Doctor Who: The Executioners (1965)
Season 2, Episode 30
4/10
Cringe Through Eternity
31 March 2021
Warning: Spoilers
(Note: A Review Of All Six Episodes Of The Serial)

After meeting them on Skaro and then defeating them in 22nd-century Britain, it was perhaps only a matter of time before the First Doctor would face off against the Daleks again. After all, Britain was still in the grips of Dalekmania. So Terry Nation, this time under the eye of script editor Dennis Spooner, had them facing off once again, but this time across time and space in a grand chase. And in a serial called, what else, but The Chase.

It's a story that, on the surface, had all the right ingredients for success. There's the return of director Richard Martin, who'd worked on the first two Dalek serials so effectively, for example. There's the TARDIS crew, with Maureen O'Brien having settled into the role of Vikki alongside the First Doctor, Ian, and Barbara. And with a story set to take in the sights and sounds of the universe, engaging in a "flight through eternity," to quote one of its episode titles, once again pushing the constraints of what was possible in a 1960s BBC studio, what could go wrong?

Surprisingly, a fair amount. Namely, and this is something that likely seems down to Dennis Spooner, given previous serials like The Romans, its tone. The Chase is played far too often for laughs, from the first scene around the space-time visualizer with the TARDIS crew dancing to the Beatles to the various stops in Flight Through Eternity (including a cringe-inducing scene with an Alabama hillbilly at the top of the Empire State Building). When you can take a maritime mystery like the Mary Celeste and make it into something to laugh at, perhaps your story is on slightly shaky ground. Not that the ideas presented are necessarily terrible, having Doctor Who explaining the Mary Celeste is a genius idea, but doing so with a comedic edge undercuts them at every turn.

Just as bad, if not worse, it makes the Daleks themselves into figures for laughing at in places. Whether attacked by robot monsters in one episode or creating a laughably bad android double of the Doctor in another, they increasingly come across less as a threat than a minor nuisance tolerated to get to this week's cliffhanger. It's something that likely played well to a juvenile audience in 1965, something that the viewing numbers hanging around nine million will attest. Yet viewed after more than a half-century, it's enough to make a fan squirm in their seat.

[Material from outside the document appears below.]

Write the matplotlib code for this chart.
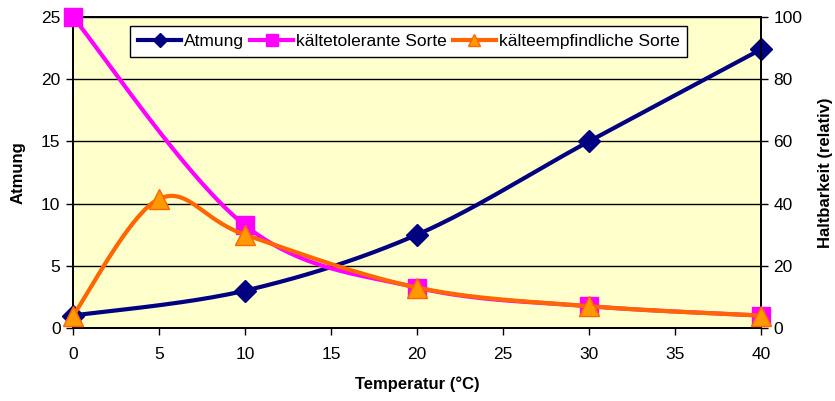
import numpy as np
import matplotlib
matplotlib.use("Agg")
import matplotlib.pyplot as plt
from matplotlib.lines import Line2D

plt.rcParams['font.family'] = ['Liberation Sans', 'DejaVu Sans']

# Data
temp_atm = [0, 10, 20, 30, 40]
atmung = [1.0, 3.0, 7.5, 15.0, 22.4]

temp_tol = [0, 10, 20, 30, 40]
tolerant = [100, 33, 13, 7, 4]

temp_emp = [0, 5, 10, 20, 30, 40]
empfindlich = [4, 41.5, 30, 13, 7, 4]

xticks = [0, 5, 10, 15, 20, 25, 30, 35, 40]
yticks_left = [0, 5, 10, 15, 20, 25]
yticks_right = [0, 20, 40, 60, 80, 100]


def smooth(xs, ys, n=40):
    """Excel-style smoothed line (cubic Bezier with Catmull-Rom control points)."""
    P = np.column_stack([xs, ys]).astype(float)
    out = []
    m = len(P)
    t = np.linspace(0, 1, n)
    for i in range(m - 1):
        p0 = P[i - 1] if i > 0 else P[i]
        p1 = P[i]
        p2 = P[i + 1]
        p3 = P[i + 2] if i + 2 < m else P[i + 1]
        c1 = p1 + (p2 - p0) / 6.0
        c2 = p2 - (p3 - p1) / 6.0
        seg = ((1 - t) ** 3)[:, None] * p1 + (3 * (1 - t) ** 2 * t)[:, None] * c1 \
            + (3 * (1 - t) * t ** 2)[:, None] * c2 + (t ** 3)[:, None] * p2
        out.append(seg if i == 0 else seg[1:])
    s = np.vstack(out)
    return s[:, 0], s[:, 1]


fig = plt.figure(figsize=(8.35, 4.01), dpi=100)
ax = fig.add_axes([73 / 835, 1 - 328 / 401, (761 - 73) / 835, (328 - 17) / 401])
ax.set_facecolor('#FFFFCC')
ax2 = ax.twinx()

navy = '#000080'
magenta = '#FF00FF'
orange = '#FF6600'
orange_fill = '#FF9900'

sx, sy = smooth(temp_atm, atmung)
ax.plot(sx, sy, color=navy, lw=3, solid_capstyle='round', zorder=3, clip_on=False)
ax.plot(temp_atm, atmung, ls='none', marker='D', ms=11, color=navy, zorder=4, clip_on=False)

sx, sy = smooth(temp_tol, tolerant)
ax2.plot(sx, sy, color=magenta, lw=3, zorder=3, clip_on=False)
ax2.plot(temp_tol, tolerant, ls='none', marker='s', ms=13, color=magenta, zorder=4, clip_on=False)

sx, sy = smooth(temp_emp, empfindlich)
ax2.plot(sx, sy, color=orange, lw=3, zorder=5, clip_on=False)
ax2.plot(temp_emp, empfindlich, ls='none', marker='^', ms=15, markerfacecolor=orange_fill,
         markeredgecolor=orange, markeredgewidth=1, zorder=6, clip_on=False)

ax.set_xlim(0, 40)
ax.set_ylim(0, 25)
ax2.set_ylim(0, 100)
ax.set_xticks(xticks)
ax.set_yticks(yticks_left)
ax2.set_yticks(yticks_right)

fs = 12.5
for a in (ax, ax2):
    for sp in a.spines.values():
        sp.set_color('black')
        sp.set_linewidth(1.3)
    a.tick_params(direction='out', length=5, width=1, labelsize=fs, colors='black')
ax.tick_params(axis='x', pad=9)
ax.tick_params(axis='y', pad=4)
ax2.tick_params(axis='y', pad=4)

ax.yaxis.grid(True, color='black', lw=1)
ax.set_axisbelow(True)

ax.set_xlabel('Temperatur (°C)', fontsize=12, fontweight='bold', labelpad=10)
ax.set_ylabel('Atmung', fontsize=12, fontweight='bold', labelpad=11)
ax2.set_ylabel('Haltbarkeit (relativ)', fontsize=12, fontweight='bold', labelpad=11)

handles = [
    Line2D([], [], color=navy, lw=3, marker='D', ms=7),
    Line2D([], [], color=magenta, lw=3, marker='s', ms=8),
    Line2D([], [], color=orange, lw=3, marker='^', ms=9, markerfacecolor=orange_fill,
           markeredgecolor=orange),
]
leg = ax2.legend(handles, ['Atmung', 'kältetolerante Sorte', 'kälteempfindliche Sorte'],
                 loc='upper left', bbox_to_anchor=((130 - 73) / 688, 1 - (26 - 17) / 311),
                 ncol=3, fontsize=fs, frameon=True, fancybox=False, framealpha=1,
                 edgecolor='black', borderaxespad=0, handlelength=2.5, handletextpad=0.15,
                 columnspacing=0.35, borderpad=0.45)
leg.get_frame().set_linewidth(1)
leg.set_zorder(10)

fig.savefig('out.png', dpi=100)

Yet, The Chase has its moments which makes it worth seeing. The final episode, The Planet of Decision, is the best of the lot, played straight with a couple of exceptions. That last episode is likewise notable for introducing the robotic Mechanoids who've become recurring foes for the Daleks in spin-off media right up until the recent Daleks animated YouTube series as part of Time Lord Victorious. The big battle between them and the Daleks is a tad rough in places, again speaking to the limitations, but remains nicely realized as a piece of direction and editing. It also sees the introduction of Peter Purves as Steven Taylor, who will become a companion. Though more on him in the next serial.

Last but not least, it's also where the last of the original companions, Ian and Barbara, departed the series. Their departure is handled differently from Susan's exit a few serials before, with less build-up to it, though it has a certain logic given how the script lines things up. While there's a bittersweet quality to the scenes, what follows it in an epilogue of sorts makes for an utterly delightful closing sequence that is a joy to watch even today. Ian and Barbara leaving is also a turning point for the series itself, marking the end of an era within an era, the breaking-up of the original team.

The Chase, then, is a mixed-bag if ever there was one. A serial that encompasses so much that this era got both right and wrong. The ambition with the experimentation, always reaching but often not quite grasping. It's also an example of something fans of Classic Who have been doing for decades now. Namely, taking the rough with the smooth.